7. While clearly much of this paper engages postmodern theorizing to discuss girls’ subjectivity, it is evident in the recent postmodern literature that speaks of and analyzes youth and sexuality that girls are not specifically mentioned or the very nuances of this identity that are attached to cultural discourse on youth sexuality are rarely, if at all, recognized.

8. Finding and placing GSA, Girls’ School America, in contemporary educational discourses must be done in the context of three women known as the GSA ‘founding moms.’ The inspiration to find and open a girls’ school emerged from the ‘founding moms’ contact with adolescent girls’ literature. The GSA Opening Ceremony pamphlet lays out the emerging mentality and questions that haunted these mothers.

In the summer of 1997, the mother of a rising fourth‐grade daughter began reading books such as Mary Pipher’s Reviving Ophelia: Saving the selves of adolescent girls. If young women were in as much emotional, psychological, and physical danger as Pipher stated, what could be done to improve their odds? What kind of educational environment best fostered confidence and resilience and nurtured what was special and unique in every girl? Research conducted by Harvard’s Carol Gilligan and the American Association of University Women added to the questions. Since research showed that girls and boys learned differently and both, but especially girls, often fared better in a single‐sex environment, why wasn’t there a girls’ school in Atlanta?
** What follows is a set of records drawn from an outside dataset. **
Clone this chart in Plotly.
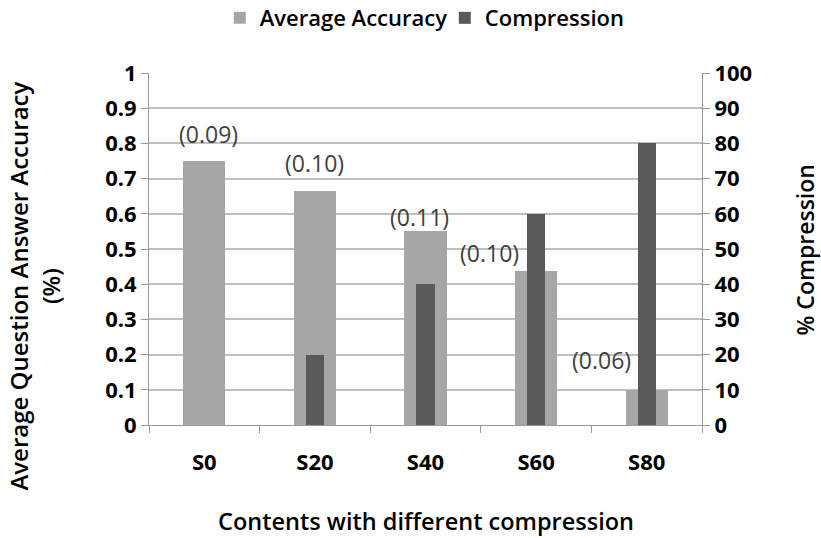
import plotly.graph_objects as go

categories = ["S0", "S20", "S40", "S60", "S80"]
accuracy = [0.75, 0.665, 0.552, 0.438, 0.10]
compression = [0, 20, 40, 60, 80]
std_labels = ["(0.09)", "(0.10)", "(0.11)", "(0.10)", "(0.06)"]
# label offsets (px) relative to the top of each accuracy bar
label_dx = [4, 0, -6, -47, -45]
label_dy = [27, 28, 14, 18, 30]

FONT = "Open Sans"
fig = go.Figure()
fig.add_trace(go.Bar(x=categories, y=accuracy, name="Average Accuracy",
                     marker=dict(color="#a6a6a6", line=dict(width=0)),
                     width=0.38, yaxis="y"))
fig.add_trace(go.Bar(x=categories, y=compression, name="Compression",
                     marker=dict(color="#595959", line=dict(width=0)),
                     width=0.165, yaxis="y2"))

for c, a, t, dx, dy in zip(categories, accuracy, std_labels, label_dx, label_dy):
    fig.add_annotation(x=c, y=a, text=t, showarrow=False, xshift=dx, yshift=dy,
                       xanchor="center", yanchor="middle",
                       font=dict(family=FONT, size=23, color="#404040"))

fig.add_annotation(xref="paper", yref="paper", x=-0.208, y=0.396,
                   xanchor="center", yanchor="middle",
                   text="Average Question Answer Accuracy<br>(%)",
                   textangle=-90, showarrow=False,
                   font=dict(family=FONT, size=24, color="black", weight=600))
fig.add_annotation(xref="paper", yref="paper", x=1.187, y=0.497,
                   xanchor="center", yanchor="middle",
                   text="% Compression", textangle=-90, showarrow=False,
                   font=dict(family=FONT, size=23, color="black", weight=600))
fig.add_annotation(xref="paper", yref="paper", x=0.5, y=-0.273,
                   xanchor="center", yanchor="middle",
                   text="Contents with different compression",
                   showarrow=False,
                   font=dict(family=FONT, size=23.5, color="black", weight=600))

fig.update_layout(
    width=821, height=538,
    margin=dict(l=149, r=119, t=73, b=113, autoexpand=False),
    paper_bgcolor="white", plot_bgcolor="white",
    barmode="overlay", bargap=0,
    showlegend=True,
    legend=dict(orientation="h", x=0.128, xanchor="left",
                yref="container", y=0.9665, yanchor="middle",
                entrywidth=180, entrywidthmode="pixels",
                font=dict(family=FONT, size=22, color="black", weight=600),
                itemwidth=30),
    xaxis=dict(type="category", tickson="boundaries", ticks="outside", ticklen=7,
               tickcolor="#999999", showline=True, linecolor="#999999", linewidth=1,
               showgrid=False, ticklabelstandoff=18,
               tickfont=dict(family=FONT, size=22, color="black", weight="bold")),
    yaxis=dict(range=[0, 1], dtick=0.1, tickformat="~g", ticks="outside", ticklen=7,
               tickcolor="#999999", showline=True, linecolor="#999999", linewidth=1,
               gridcolor="#bfbfbf", gridwidth=1.5, zeroline=False,
               tickfont=dict(family=FONT, size=22, color="black", weight="bold")),
    yaxis2=dict(range=[0, 100], dtick=10, overlaying="y", side="right",
                ticks="outside", ticklen=7, tickcolor="#999999",
                showline=True, linecolor="#999999", linewidth=1,
                showgrid=False, zeroline=False,
                tickfont=dict(family=FONT, size=22, color="black", weight="bold")),
)

fig.write_html("out.html")
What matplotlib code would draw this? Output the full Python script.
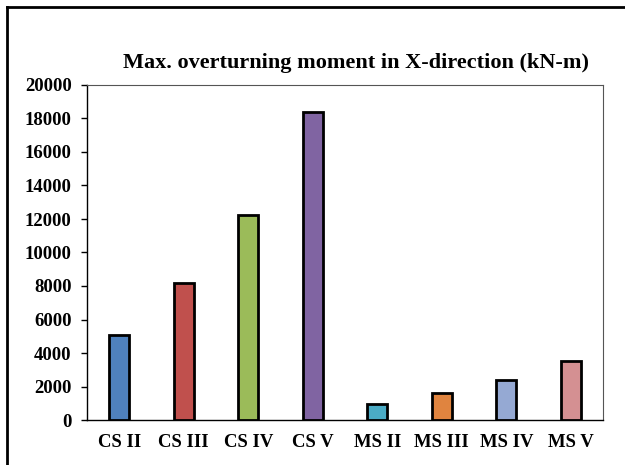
import matplotlib.pyplot as plt
from matplotlib.lines import Line2D

categories = ['CS II', 'CS III', 'CS IV', 'CS V', 'MS II', 'MS III', 'MS IV', 'MS V']
moments = [5100, 8150, 12250, 18400, 950, 1600, 2400, 3550]
colors = ['#4F81BD', '#C0504D', '#9BBB59', '#8064A2',
          '#4BACC6', '#E0843F', '#95A9D3', '#D49092']
yticks = list(range(0, 20001, 2000))

plt.rcParams['font.family'] = ['Liberation Serif', 'DejaVu Serif']
plt.rcParams['font.weight'] = 'bold'

fig = plt.figure(figsize=(6.25, 4.65), dpi=100)
ax = fig.add_axes([87 / 625, 1 - 420 / 465, 516 / 625, 335 / 465])

x = range(len(categories))
ax.bar(x, moments, width=0.31, color=colors, edgecolor='black', linewidth=2.0, zorder=3)

ax.set_xlim(-0.5, len(categories) - 0.5)
ax.set_ylim(0, 20000)
ax.set_yticks(yticks)
ax.set_yticklabels([str(v) for v in yticks], fontsize=13.5, fontweight='bold')
ax.set_xticks(list(x))
ax.set_xticklabels(categories, fontsize=13.5, fontweight='bold')
ax.tick_params(axis='x', length=0, pad=10)
ax.tick_params(axis='y', length=4, width=1, direction='out', pad=7)

for side in ['left', 'bottom']:
    ax.spines[side].set_color('black')
    ax.spines[side].set_linewidth(1.0)
for side in ['top', 'right']:
    ax.spines[side].set_color('#555555')
    ax.spines[side].set_linewidth(0.8)

fig.text(356 / 625, 1 - 63 / 465, 'Max. overturning moment in X-direction (kN-m)',
         ha='center', va='center', fontsize=16, fontweight='bold')

# outer frame of the chart area (only top and left edges show)
fig.add_artist(Line2D([7 / 625, 1], [1 - 7 / 465, 1 - 7 / 465], color='black',
                      linewidth=2, transform=fig.transFigure))
fig.add_artist(Line2D([7 / 625, 7 / 625], [0, 1 - 7 / 465], color='black',
                      linewidth=2, transform=fig.transFigure))

fig.savefig('out.png', dpi=100)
I quote at length from this to illustrate the integral connection between public rhetoric on girls, adolescence and identity and educational philosophy.

9. For more on the limitations and possibilities of ethnographic methods, see D. Kondo’s Crafting Selves; J. Clifford’s The Predicament of Culture, Clifford and Marcus, Writing Culture: The Politics and Poetics of Culture, and Gay y Blasco and Wardle’s How to Read Ethnography.

10. At GSA, technology is identified as ‘an element and priority essential to an effective modern education’ (GSA Curriculum profile pamphlet). As one of the city’s first wireless, DSL laptop schools in which every student has a computer, GSA proudly boasts its loyalty to technological advancement. In a pamphlet explaining the GSA experience, a significant section is dedicated to technology.

Technology, the defining tool of the twenty‐first century, aligns itself as much with the humanities as with the sciences. It provides access to words and people, thoughts and ideas, arts and music. It challenges and permeates the way we perceive, receive and communicate. The computer is part of our everyday life and our students will make daily use of their laptops and the school’s wireless network. Because technological competence is critical for every graduate, we devote much of our effort to ensuring that our students can navigate not just in the present technological ocean, but across new worlds yet to be established.

This excerpt is suggestive in that there is a promise of the ‘cutting edge,’ a promise that at GSA girls will be part of the new, the undiscovered, the unmapped. The dominant role technology plays in GSA is demonstrative of the school’s unyielding belief in excellence and in girls. Technology is perceived and advocated as the ultimate path to excellence. As a laptop school providing daily use and access to the internet, GSA is convinced they are well on their way to mass‐producing excellent girls. (For more, see Charania Citation2001, Playing the education game: Excellence, elitism and the ignorance of class at GSA.

11. This paper will primarily examine the school’s fear of internet access in relation to the adolescent female body and sexuality. However, it is noted that this fear of internet access quickly unsettles GSA’s claim that technology is always a useful pedagogical tool.

12. These comments emerged out of my interviews with GSA faculty and staff where they all mentioned on some level the use of such statements to reign in girls who were misbehaving or stepping out of line.